Die Stände der Hausprojekte “Paradieschen” und “Unser Haus e.V.” auf der Initiativenstraße.

Was ist jetzt, wo etwa die Hälfte der Konferenz vorbei ist, euer Zwischenfazit?

Anne: Also zu der Initiativenstraße haben wir letztes Jahr nur positives Feedback bekommen. Das kann man für dieses Jahr zwar noch nicht sagen, aber es gibt auf jeden Fall super Synergien, das Ganze hier hat einen großen Netzwerkeffekt – die Ideenspinnereien haben schon angefangen.

Steini: Ja, genau. Es entstehen hier persönliche Bande zwischen Leuten und Gruppen, die sonst nur medial vernetzt sind. Und nur so kann man dann auch etwas auf die Beine stellen. Wir hatten auf jeden Fall einen guten Zulauf bis jetzt, es gab viel Interesse und viele tiefgehende Gespräche. Aber ob wir’s wieder machen… Mal gucken! Es wird wahrscheinlich ein bisschen brauchen, bis wir wieder Bock auf was Neues haben.

Anne: Das hier ist eben auch alles ein Prozess – was am Ende rauskommt, wissen wir auch nicht. Aber es ist mir noch wichtig, zu sagen, dass das Solidarische Netzwerk nicht nur diese Konferenz ist, es gibt viel, was über’s Jahr verteilt stattfindet. Und eine Lektion, die wir aus dem letzten Jahr gelernt haben, ist, dass wir nach der Konferenz eine Nachbereitungssitzung machen, um zu besprechen, wie zufrieden die Beteiligten mit der Orga etc. waren. Die findet nächste Woche statt.

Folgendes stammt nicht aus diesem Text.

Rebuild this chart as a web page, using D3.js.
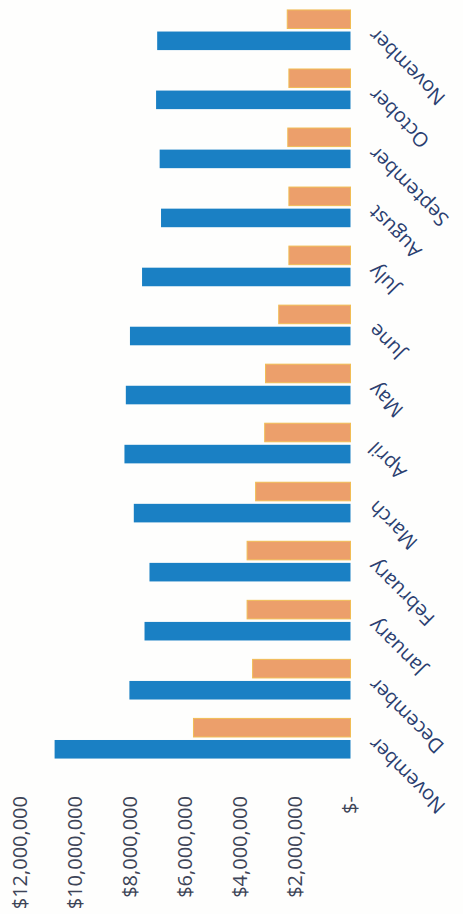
<!DOCTYPE html>
<html>
<head>
<meta charset="utf-8">
<script src="https://cdn.jsdelivr.net/npm/d3@7"></script>
<style>
  html, body { margin: 0; padding: 0; background: #fefefd; }
  svg { display: block; }
</style>
</head>
<body>
<script>
// Monthly figures, November through the following November
const months = ["November", "December", "January", "February", "March", "April",
                "May", "June", "July", "August", "September", "October", "November"];
const seriesA = [10760000, 8040000, 7490000, 7310000, 7880000, 8220000,
                 8170000, 8020000, 7580000, 6890000, 6940000, 7070000, 7030000];
const seriesB = [5710000, 3560000, 3760000, 3760000, 3450000, 3120000,
                 3090000, 2610000, 2240000, 2240000, 2280000, 2240000, 2300000];
const valueTicks = [0, 2000000, 4000000, 6000000, 8000000, 10000000, 12000000];

const W = 463, H = 914;
const colors = ["#1a80c4", "#ec9f6b"];

const svg = d3.select("body").append("svg")
  .attr("width", W).attr("height", H);

// The column chart is laid out in a 914 x 463 frame and turned a quarter turn
// counter-clockwise, so months run bottom-to-top and values grow leftwards.
const g = svg.append("g").attr("transform", `translate(0,${H}) rotate(-90)`);

const x = d3.scaleBand()
  .domain(d3.range(months.length))
  .range([146, 913.5])
  .paddingInner(0.32)
  .paddingOuter(0.16);

const xs = d3.scaleBand()
  .domain([0, 1])
  .range([0, x.bandwidth()])
  .paddingInner(0.14);

const y = d3.scaleLinear().domain([0, 12000000]).range([350.5, 20.5]);

// value axis
const fmt = d => d === 0 ? "$-" : "$" + d3.format(",")(d);
const yAxis = g.append("g")
  .attr("transform", "translate(121,0)")
  .call(d3.axisLeft(y).tickValues(valueTicks).tickFormat(fmt)
    .tickSize(0).tickPadding(3));
yAxis.select(".domain").remove();
yAxis.selectAll("text")
  .attr("font-family", "'Open Sans', sans-serif")
  .attr("font-size", 20)
  .attr("fill", "#3d4457");

// bars
const series = [seriesA, seriesB];
series.forEach((vals, s) => {
  g.append("g").selectAll("rect")
    .data(vals)
    .join("rect")
    .attr("x", (d, i) => x(i) + xs(s))
    .attr("width", xs.bandwidth())
    .attr("y", d => y(d))
    .attr("height", d => y(0) - y(d))
    .attr("fill", colors[s])
    .attr("stroke", s === 1 ? "#f1bd55" : "none")
    .attr("stroke-width", s === 1 ? 1 : 0);
});

// month labels, slanted
g.append("g").selectAll("text")
  .data(months)
  .join("text")
  .attr("transform", (d, i) => `translate(${x(i) + x.bandwidth() / 2 - 2},372) rotate(-45)`)
  .attr("dy", "0.35em")
  .attr("text-anchor", "end")
  .attr("font-family", "'Open Sans', sans-serif")
  .attr("font-size", 20)
  .attr("fill", "#2b3f70")
  .text(d => d);
</script>
</body>
</html>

Und dann sehen wir weiter.

Ich bedanke mich bei Anne und Steini  für das nette Gespräch und verabschiede mich, um noch einen Vortrag zu besuchen. Nach einem heftigen Regenguss vorhin blitzt nun die Sonne auf den Wirgarten, wo noch immer an einer Menge Tische diskutiert wird. Die Stimmung ist gelassen und freundlich, man hat das Gefühl, sich überall dazusetzen und am Gespräch beteiligen zu können. Schön, so ein harmonisches Miteinander!